New Delhi, Nov. 21: Two days after an Indian driver was kidnapped allegedly by the Taliban, Prime Minister Manmohan Singh has directed cabinet colleagues to take steps to ensure the security of all Indians working in Afghanistan.

Behind-the-scenes negotiations are on to track down R. Maniappan who was working with the Border Roads Organisation, but government officials were tight-lipped today.

“The Prime Minister has directed that all efforts be made in cooperation with the Afghan authorities” not only for Maniappan’s safe return, but also to ensure the safety of all Indians working in Afghanistan, foreign ministry spokesman Navtej Sarna said.
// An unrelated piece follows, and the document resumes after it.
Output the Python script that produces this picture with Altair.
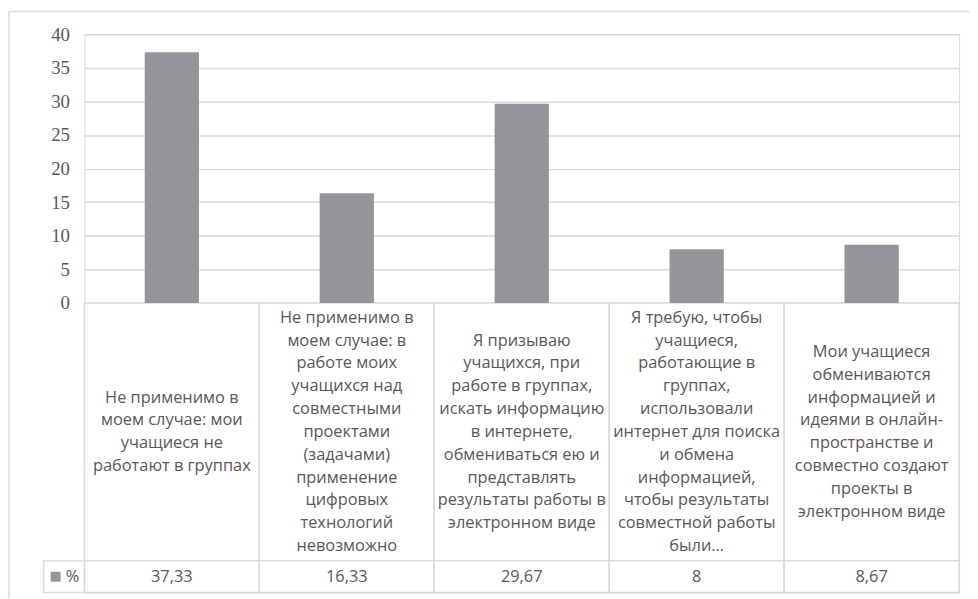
import altair as alt
import pandas as pd

# ---- data ----
category_lines = [
    ["Не применимо в", "моем случае: мои", "учащиеся не", "работают в группах"],
    ["Не применимо в", "моем случае: в", "работе моих", "учащихся над", "совместными",
     "проектами", "(задачами)", "применение", "цифровых", "технологий", "невозможно"],
    ["Я призываю", "учащихся, при", "работе в группах,", "искать информацию",
     "в интернете,", "обмениваться ею и", "представлять", "результаты работы в",
     "электронном виде"],
    ["Я требую, чтобы", "учащиеся,", "работающие в", "группах,", "использовали",
     "интернет для поиска", "и обмена", "информацией,", "чтобы результаты",
     "совместной работы", "были…"],
    ["Мои учащиеся", "обмениваются", "информацией и", "идеями в онлайн-",
     "пространстве и", "совместно создают", "проекты в", "электронном виде"],
]
values = [37.33, 16.33, 29.67, 8, 8.67]
value_labels = ["37,33", "16,33", "29,67", "8", "8,67"]
y_ticks = [0, 5, 10, 15, 20, 25, 30, 35, 40]
series_name = "%"

# ---- layout ----
W = 882
H_BARS = 271
ROW1 = 260
ROW2 = 32
H = H_BARS + ROW1 + ROW2
LH = 23

BAR = "#939598"
GRID = "#d9d9d9"
TXT = "#595959"
FONT = "Open Sans"
FS = 16.5

df = pd.DataFrame({
    "k": list(range(len(values))),
    "value": values,
    "label": ["\n".join(l) for l in category_lines],
    "vlabel": value_labels,
})
leg = pd.DataFrame({"name": [series_name]})

base = alt.Chart(df)

# table cells (full-width bands)
tx = alt.X("k:O", scale=alt.Scale(paddingInner=0, paddingOuter=0), axis=None)
cells1 = base.mark_rect(fill="white", stroke=GRID, strokeWidth=1.5).encode(
    x=tx, y=alt.value(H_BARS), y2=alt.value(H_BARS + ROW1))
cells2 = base.mark_rect(fill="white", stroke=GRID, strokeWidth=1.5).encode(
    x=tx, y=alt.value(H_BARS + ROW1), y2=alt.value(H))
table = alt.layer(cells1, cells2)

# bars + texts (band centres coincide with the cell centres)
bx = alt.X("k:O", scale=alt.Scale(paddingInner=0.69, paddingOuter=0.345), axis=None)
bars = base.mark_bar(color=BAR).encode(
    x=bx,
    y=alt.Y("value:Q",
            scale=alt.Scale(domain=[0, 40], range=[H_BARS, 0], nice=False),
            axis=alt.Axis(values=y_ticks, title=None, domain=False, ticks=False,
                          labelFont="Liberation Serif", labelFontSize=19,
                          labelColor=TXT, labelPadding=15,
                          gridColor=GRID, gridWidth=1.5)),
)

label_layers = []
for i, lines in enumerate(category_lines):
    y_first = H_BARS + ROW1 / 2 - (len(lines) - 1) * LH / 2
    label_layers.append(
        base.transform_filter(alt.datum.k == i).mark_text(
            lineBreak="\n", baseline="middle", align="center",
            font=FONT, fontSize=FS, lineHeight=LH, color=TXT,
        ).encode(x=bx, y=alt.value(y_first), text="label:N")
    )

vlabels = base.mark_text(baseline="middle", align="center",
                         font=FONT, fontSize=FS, color=TXT).encode(
    x=bx, y=alt.value(H_BARS + ROW1 + ROW2 / 2), text="vlabel:N")

lb = alt.Chart(leg)
leg_cell = lb.mark_rect(fill="white", stroke=GRID, strokeWidth=1.5).encode(
    x=alt.value(-41), x2=alt.value(0),
    y=alt.value(H_BARS + ROW1), y2=alt.value(H))
leg_sq = lb.mark_rect(fill=BAR).encode(
    x=alt.value(-34), x2=alt.value(-24),
    y=alt.value(H_BARS + ROW1 + 11), y2=alt.value(H_BARS + ROW1 + 21))
leg_txt = lb.mark_text(baseline="middle", align="center", font=FONT,
                       fontSize=FS, color=TXT).encode(
    x=alt.value(-12), y=alt.value(H_BARS + ROW1 + ROW2 / 2), text="name:N")

border_top = lb.mark_rule(color=GRID, strokeWidth=1.5).encode(
    x=alt.value(-76), x2=alt.value(W + 10), y=alt.value(-23))
border_left = lb.mark_rule(color=GRID, strokeWidth=1.5).encode(
    x=alt.value(-76), y=alt.value(-23), y2=alt.value(H + 6))

main = alt.layer(bars, *label_layers, vlabels,
                 leg_cell, leg_sq, leg_txt, border_top, border_left)

chart = alt.layer(table, main).resolve_scale(x="independent").properties(
    width=W, height=H, padding={"left": 0, "top": 0, "right": 0, "bottom": 0}
).configure_view(stroke=None).configure(background="white")

chart.save("out.html", embed_options={"renderer": "svg", "actions": False})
Maniappan was whisked away on Saturday, along with an Afghan driver and two security guards, when he was going by car from Gurguri to Minar in Nimroz province of Afghanistan. The BRO is working on a road project from Zarang to Delaram.

“This incident took place on November 19 in the afternoon and the same evening an unidentified caller claimed that the kidnapping had been carried out by the Taliban,” Sarna said.

Indian ambassador Rakesh Sood met President Hamid Karzai in Kabul today. A special task force, comprising military intelligence and police officials, had been set up to ensure the safety of nearly 290 Indians working in the country, Kabul said tonight.

This morning, Singh was briefed in detail about the kidnap and steps taken to secure Maniappan’s safe release.

The cabinet secretary has set up a group, comprising officials from the home and foreign ministries and security agencies, to monitor matters.

“The embassy of India in Kabul has been in touch with the Afghan authorities to seek their urgent assistance in ensuring the safe and early return” of Maniappan, Sarna said.

The BRO was extending all possible support to Maniappan’s family, he said.

This is the second such incident that the UPA is having to grapple with. Last year, three Indian truck drivers were abducted in Iraq and freed after weeks of effort.

The difference in the two cases is that Indians had gone to Iraq ' often without government approval ' because private transport companies offered them huge sums of money. But the presence of Indians in Afghanistan is part of a political statement Delhi is making.

After the Taliban’s ouster, India had backed the US effort to install Karzai as President. As part of this policy, it has engaged in many projects, from running hospitals and schools to training Afghan diplomats, teachers and policemen.